UX Design

What is user experience design?

User experience design (UXD) is about how a person interacts with your website. A user might visit hundreds of websites in their life, and each of the websites influences the way they use other sites on the internet. There are five primary steps that can be considered when analyzing how users interact with your site: planning, conducting analysis, creating a mockup, getting feedback, and testing and refinement. The following steps outline each stage in more depth to provide an understanding of what UXD is all about.

User experience (UX) is the relationship between a product and the person using it. UX design focuses on building products that someone can easily use and enjoy using.

“User experience design is about supporting user’s needs, but making sure not to distract them from the overall experience of the product.

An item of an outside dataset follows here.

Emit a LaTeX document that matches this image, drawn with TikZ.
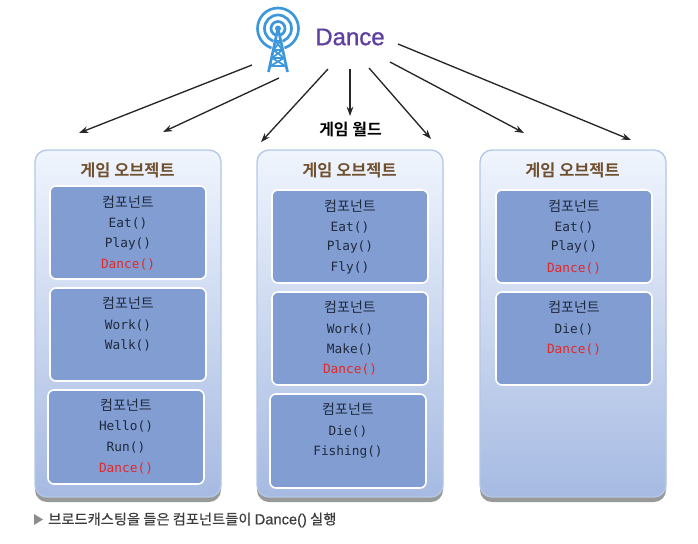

The story you’re telling about a product should speak exactly to the intended audience with no unnecessary jargon or imagery.

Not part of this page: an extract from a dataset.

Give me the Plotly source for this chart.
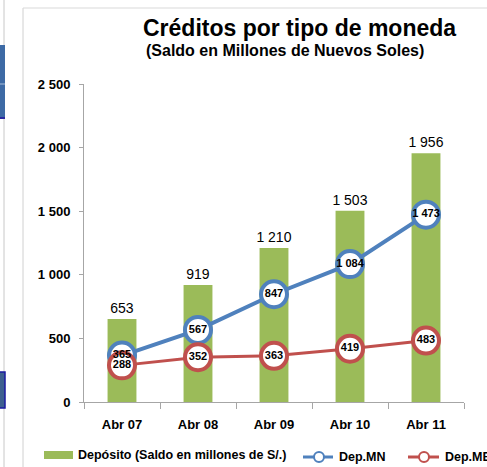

There is definitely a sweet spot between supporting the process and overcomplicating it! Research, trying, testing, iterating, and testing again. That’s UX design—your job is never done. The story you’re presenting is always developing along with your products.” — Hazel Watts, UX Content Specialist.

What does a UX designer do?

A user experience (UX) designer makes sure a product is learnable and usable for the end-user. A UX designer works from the very beginning of any product process to ensure product teams are building products that are conscious of their users, their needs, and pain points.

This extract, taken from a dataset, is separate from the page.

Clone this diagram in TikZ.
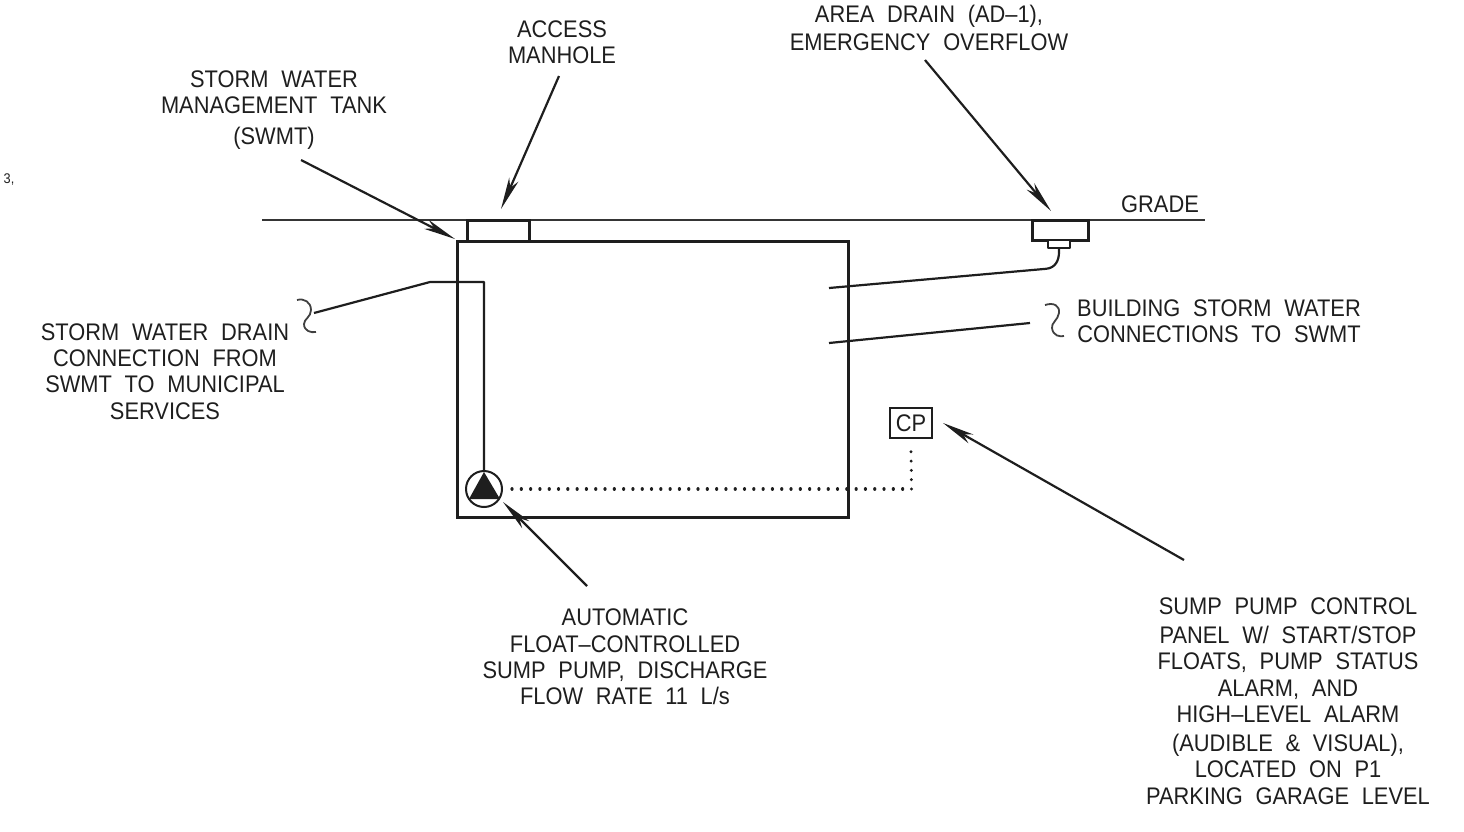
\documentclass[tikz,border=0pt]{standalone}
\usepackage{fontspec}
\setmainfont{Liberation Sans}[WordSpace=2.1,FakeStretch=0.91]
\usetikzlibrary{arrows.meta}
\definecolor{ink}{HTML}{1E1E1E}
\tikzset{
  x=1pt,y=-1pt,
  lbl/.style={align=center,inner sep=0pt,text=ink,font=\fontsize{24}{26.4}\selectfont},
  heavy/.style={draw=ink,line width=3pt},
  thin line/.style={draw=ink!90,line width=1.3pt},
  pipe/.style={draw=ink,line width=2.2pt,line join=round},
  squig/.style={draw=ink!85,line width=1.8pt},
  leader/.style={draw=ink,line width=2.2pt,-{Stealth[length=32pt,width=10pt,inset=9pt]}},
  dots/.style={draw=ink,line width=3.2pt,line cap=round,dash pattern=on 0.05pt off 9.25pt},
}
\begin{document}
\begin{tikzpicture}
\useasboundingbox (0,0) rectangle (1464,831);
% grade
\coordinate (gl) at (262,220);
\coordinate (gr) at (1205,220);
\draw[thin line] (gl) -- (gr);
% tank and structures
\node[heavy,fill=white,minimum width=391pt,minimum height=276pt,inner sep=0pt,outer sep=0pt] (tank) at (652.5,379) {};
\node[heavy,fill=white,minimum width=62pt,minimum height=21pt,inner sep=0pt,outer sep=0pt] (manhole) at (498,230.5) {};
\node[heavy,fill=white,minimum width=56pt,minimum height=20pt,inner sep=0pt,outer sep=0pt] (drain) at (1060,230) {};
\node[pipe,fill=white,minimum width=22pt,minimum height=8pt,inner sep=0pt,outer sep=0pt] (trap) at (1059,244) {};
% pump
\node[circle,draw=ink,line width=2pt,minimum size=36pt,inner sep=0pt,outer sep=0pt] (pump) at (484,489) {};
\fill[ink] (484,472) -- (500,499) -- (469,499) -- cycle;
% control panel
\node[draw=ink,line width=2.2pt,minimum width=42pt,minimum height=30pt,inner sep=0pt,outer sep=0pt,text=ink,font=\fontsize{24}{26}\selectfont] (cp) at (911,423) {CP};
% pipes
\coordinate (p1) at (829,288);
\coordinate (p2) at (829,343);
\coordinate (p3) at (1030,323);
\coordinate (p4) at (314,313);
\coordinate (p5) at (430,282);
\coordinate (p6) at (484,282);
\coordinate (p7) at (1046,268.8);
\draw[pipe] (trap.south) -- ++(0,4) .. controls (1059,261) and (1055,268) .. (p7) -- (p1);
\draw[pipe] (p2) -- (p3);
\draw[pipe] (p4) -- (p5) -- (p6) -- (pump.north);
% squiggles
\coordinate (s1) at (1045,305);
\coordinate (s2) at (1064,336);
\coordinate (s3) at (297,300);
\coordinate (s4) at (316,332);
\draw[squig] (s1) .. controls (1054,302) and (1060,306) .. (1059,313) .. controls (1058,320) and (1051,323) .. (1052,328) .. controls (1053,336) and (1060,337) .. (s2);
\draw[squig] (s3) .. controls (304,298) and (311,302) .. (311,310) .. controls (311,317) and (304,319) .. (304,324) .. controls (304,331) and (311,333) .. (s4);
% control wire
\coordinate (w1) at (512,489);
\coordinate (w2) at (911.5,489);
\draw[dots] (w1) -- (w2);
\draw[dots] (w2) -- (cp.south |- 0,449);
% labels
\node[lbl] (tswmt) at (274,110) {STORM WATER\\MANAGEMENT TANK\\[5pt](SWMT)};
\node[lbl] (taccess) at (562,42.5) {ACCESS\\MANHOLE};
\node[lbl] (tarea) at (929,28) {AREA DRAIN (AD--1),\\[2pt]EMERGENCY OVERFLOW};
\node[lbl] (tgrade) at (1160,204) {GRADE};
\node[lbl] (tdrain) at (165,371.5) {STORM WATER DRAIN\\CONNECTION FROM\\SWMT TO MUNICIPAL\\SERVICES};
\node[lbl] (tbuild) at (1219,321) {BUILDING STORM WATER\\CONNECTIONS TO SWMT};
\node[lbl] (tpump) at (625,657) {AUTOMATIC\\FLOAT--CONTROLLED\\SUMP PUMP, DISCHARGE\\FLOW RATE 11 L/s};
\node[lbl] (tsump) at (1288,701) {SUMP PUMP CONTROL\\[2.5pt]PANEL W/ START/STOP\\FLOATS, PUMP STATUS\\ALARM, AND\\HIGH--LEVEL ALARM\\[2.5pt](AUDIBLE \& VISUAL),\\LOCATED ON P1\\PARKING GARAGE LEVEL};
\node[inner sep=0pt,text=ink,font=\fontsize{14}{15}\selectfont] (stray) at (9,180) {3,};
% leader arrows
\coordinate (a1s) at (301,160); \coordinate (a1e) at (455,239);
\coordinate (a2s) at (559,76);  \coordinate (a2e) at (501,209);
\coordinate (a3s) at (925,60);  \coordinate (a3e) at (1051,211);
\coordinate (a4s) at (587,586); \coordinate (a4e) at (503,502);
\coordinate (a5s) at (1184,560);\coordinate (a5e) at (943,423);
\draw[leader] (a1s) -- (a1e);
\draw[leader] (a2s) -- (a2e);
\draw[leader] (a3s) -- (a3e);
\draw[leader] (a4s) -- (a4e);
\draw[leader] (a5s) -- (a5e);
\end{tikzpicture}
\end{document}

A UX designer works with branding, navigation, content, and product functions to ensure all of these elements are tied together to create an end result that’s joyful and fluid.

UX designers are responsible for more than just the product experience and product lifecycle—they’re key players in the entire customer lifecycle.

The decisions a UX designer makes influences if a user is attracted to, willing to pay for, and can use a product in the first place. Updates and tweaks a UX designer makes to a live product can positively affect customer retention rates and customer lifetime value (CLTV).

What’s the difference between a UX and a UI designer?

UI design is a little different because it focuses on human-computer interaction. This can be anything from a desktop web page to the usability of an app screen on a handheld device.

User interface designers (also known as interaction designers) focus solely on the interface of a product, not the flow between interfaces or the user’s experience going through the journey.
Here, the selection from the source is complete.